The second evening after our arrival we were entertained by the
Ministry of Tourism at a reception on a floating restaurant, complete
with video coverage, welcome speeches, and plenty to eat. On the
day we departed Hanoi there was a photographer from AP - I later
found out that an article with photo showed up in numerous U.S.
newspapers the next day! One of the veterans on our trip was later
filmed running the Saigon marathon and was featured the following
evening nation-wide on the CBS Evening News. Twice we ran into
expatriates living in Vietnam who knew who we were, as they had
been following our progress on Voice of America radio.
We were truly famous, at some
level. Phil, a rider currently living in Taiwan, accurately referred
to our ride as the "1200 Mile Parade Route." It was.
Everywhere we went we were mobbed by crowds of curious onlookers.
It was incessant and required, later on, serious concentration
to maintain a proper ambassadorial attitude. As much as I liked
this sort of thing, I reached a point where I had tired of saying
hello and of smiling to everyone and of people demanding attention
(which included an occasional friendly rock thrown at us).
We really enjoyed Hanoi; it was complete sensory overload to bike among hundreds of other people on bicycles. One had to be careful not to make radical maneuvers while flowing along with all the bicyclists. Intersections were what could only be called 'managed chaos.' I was unable to determine how the Vietnamese manage without frequent collisions. We toured the capital area, got to see "Uncle Ho" in his mausoleum, and saw the house where he lived while ruling North Vietnam. It was a very pleasant little house, so simple and functional - we all wished for a place such as this to go to. The lower floor was completely open, with a bench seat around the perimeter and a table for six where Ho received visitors. Supported on posts above this breezeway were his living quarters, simply an office and a bedroom. All in beautiful dark hardwoods.
Another interesting site was a very old university that taught Confucianism and graduated one person every three years. A Masters Degree carried some weight in those days.

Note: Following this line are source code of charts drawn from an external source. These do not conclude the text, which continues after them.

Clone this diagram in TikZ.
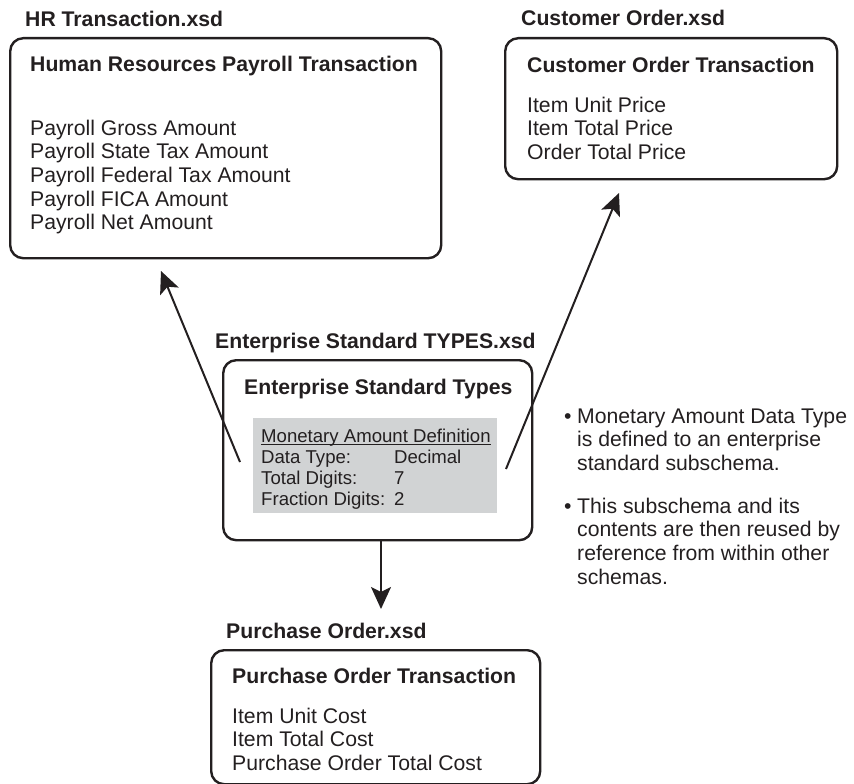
\documentclass[tikz,border=0pt]{standalone}
\usepackage{fontspec}
\setmainfont{Liberation Sans}
\usepackage{xcolor}
\usepackage{tikz}
\usetikzlibrary{arrows.meta}
\definecolor{ink}{RGB}{35,31,32}
\definecolor{panel}{RGB}{209,211,212}

\begin{document}
\begin{tikzpicture}[x = 1pt, y = -1pt,
	schema/.style = {draw = ink, line width = 2.4pt, rounded corners = 13pt, inner sep = 0pt, anchor = north west},
	label/.style = {anchor = base west, inner sep = 0pt, text = ink, font = \fontsize{21.2}{23.7}\selectfont},
	title/.style = {label, font = \fontsize{21.2}{23.7}\selectfont\bfseries},
	small/.style = {label, font = \fontsize{18.6}{21.3}\selectfont},
	link/.style = {draw = ink, line width = 2pt, -{Stealth[length = 22pt, width = 20pt, inset = 5pt]}}]
	\useasboundingbox (0, 0) rectangle (854, 784);

	% payroll schema
	\node[schema, minimum width = 431pt, minimum height = 220pt] (hr) at (9, 37) {};
	\node[title] (hrfile) at (25, 27) {HR Transaction.xsd};
	\node[title] (hrhead) at (30, 72) {Human Resources Payroll Transaction};
	\foreach \txt [count = \i] in {Payroll Gross Amount, Payroll State Tax Amount, Payroll Federal Tax Amount, Payroll FICA Amount, Payroll Net Amount}{
		\node[label] (hr\i) at (30, 111.3 + 23.7 * \i) {\txt};}

	% customer order schema
	\node[schema, minimum width = 332pt, minimum height = 141pt] (co) at (504, 37) {};
	\node[title] (cofile) at (521, 26) {Customer Order.xsd};
	\node[title] (cohead) at (527, 73) {Customer Order Transaction};
	\foreach \txt [count = \i] in {Item Unit Price, Item Total Price, Order Total Price}{
		\node[label] (co\i) at (527, 88.5 + 23.5 * \i) {\txt};}

	% shared types
	\node[schema, minimum width = 309pt, minimum height = 180pt] (ent) at (222, 359) {};
	\node[title] (entfile) at (215, 348) {Enterprise Standard TYPES.xsd};
	\node[title] (enthead) at (244, 394) {Enterprise Standard Types};
	\node[fill = panel, minimum width = 244pt, minimum height = 95pt, anchor = north west, inner sep = 0pt] (def) at (253, 418) {};
	\node[small] (defhead) at (261, 442) {Monetary Amount Definition};
	\draw[ink, line width = 1.1pt] ([yshift = -2.5pt]defhead.base west) -- ([yshift = -2.5pt]defhead.base east);
	\foreach \k/\v [count = \i] in {Data Type:/Decimal, Total Digits:/7, Fraction Digits:/2}{
		\node[small] (key\i) at (261, 441.7 + 21.3 * \i) {\k};
		\node[small] (val\i) at (394, 441.7 + 21.3 * \i) {\v};}

	% purchase order schema
	\node[schema, minimum width = 329pt, minimum height = 134pt] (po) at (210, 649) {};
	\node[title] (pofile) at (226, 638) {Purchase Order.xsd};
	\node[title] (pohead) at (232, 683) {Purchase Order Transaction};
	\foreach \txt [count = \i] in {Item Unit Cost, Item Total Cost, Purchase Order Total Cost}{
		\node[label] (po\i) at (232, 699.3 + 23.7 * \i) {\txt};}

	% notes
	\node[label] (dot1) at (564, 423) {•};
	\node[label] (dot2) at (564, 513) {•};
	\foreach \txt [count = \i] in {Monetary Amount Data Type, is defined to an enterprise, standard subschema.}{
		\node[label] (notea\i) at (577, 399.3 + 23.7 * \i) {\txt};}
	\foreach \txt [count = \i] in {This subschema and its, contents are then reused by, reference from within other, schemas.}{
		\node[label] (noteb\i) at (577, 489.3 + 23.7 * \i) {\txt};}

	% references
	\coordinate (hrtail) at (240, 462);
	\coordinate (hrtip) at (161, 271);
	\coordinate (cotail) at (506, 469);
	\coordinate (cotip) at (619, 193);
	\coordinate (potip) at (381, 609);
	\draw[link] (hrtail) -- (hrtip);
	\draw[link] (cotail) -- (cotip);
	\draw[link] (ent.south -| potip) -- (potip);
\end{tikzpicture}
\end{document}
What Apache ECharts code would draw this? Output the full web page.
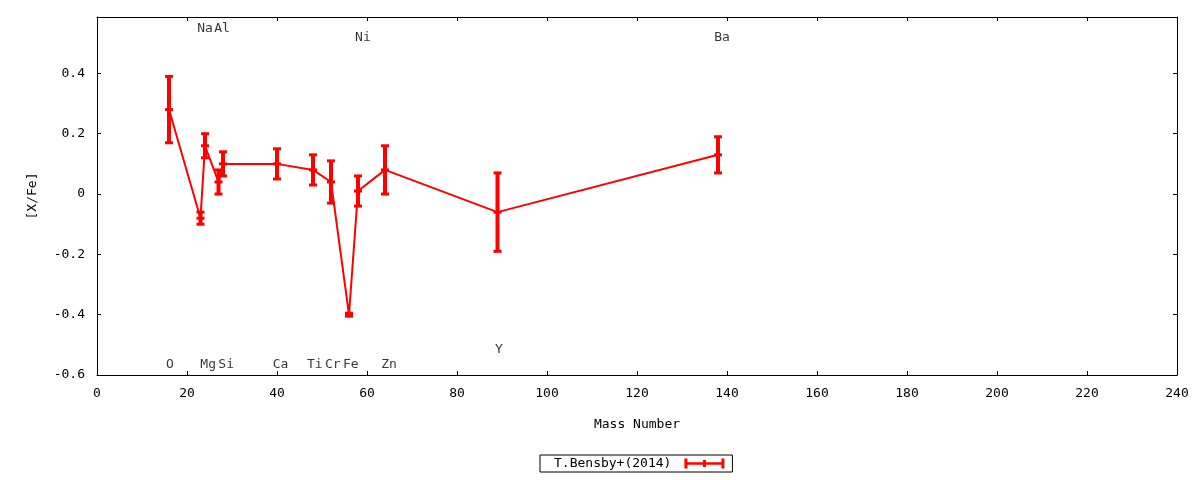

We were also taken to a Water Puppet show, theater borne of the monsoon season when everything is flooded. Vietnamese in origin, the puppet masters were behind a screen, thigh deep in water, operating figures with sticks under the water. Even without the knowledge of the language, the show and accompanying band was interesting, mostly humorous. Twice on the trip we were entertained with live Vietnamese music, and I was very impressed. The unique instruments and talents of the players were unforgettable. The music was upbeat and happy. After a speech by the Minister of Tourism extolling Vietnamese-American reconciliation, we departed Hanoi and quickly got a taste of what the trip was going to be like. Frequent looks of disbelief and friendly waves from every direction.
The country's landscape was fantastic. The northern portion of the journey was generally flat, and the hills were in the distance, leaving us with less to break up the view. But it may have been the most interesting because it was here, at the start of the trip, that we first saw the people, the paddies, the brick kilns, the pig and chicken farms, the vegetable plots, the cemeteries, the oxen and Brahma and carts, kids working and going to school, the women carrying huge loads suspended across their shoulders, the trucks and buses and motorcycles and bicycles; the sites of Highway One.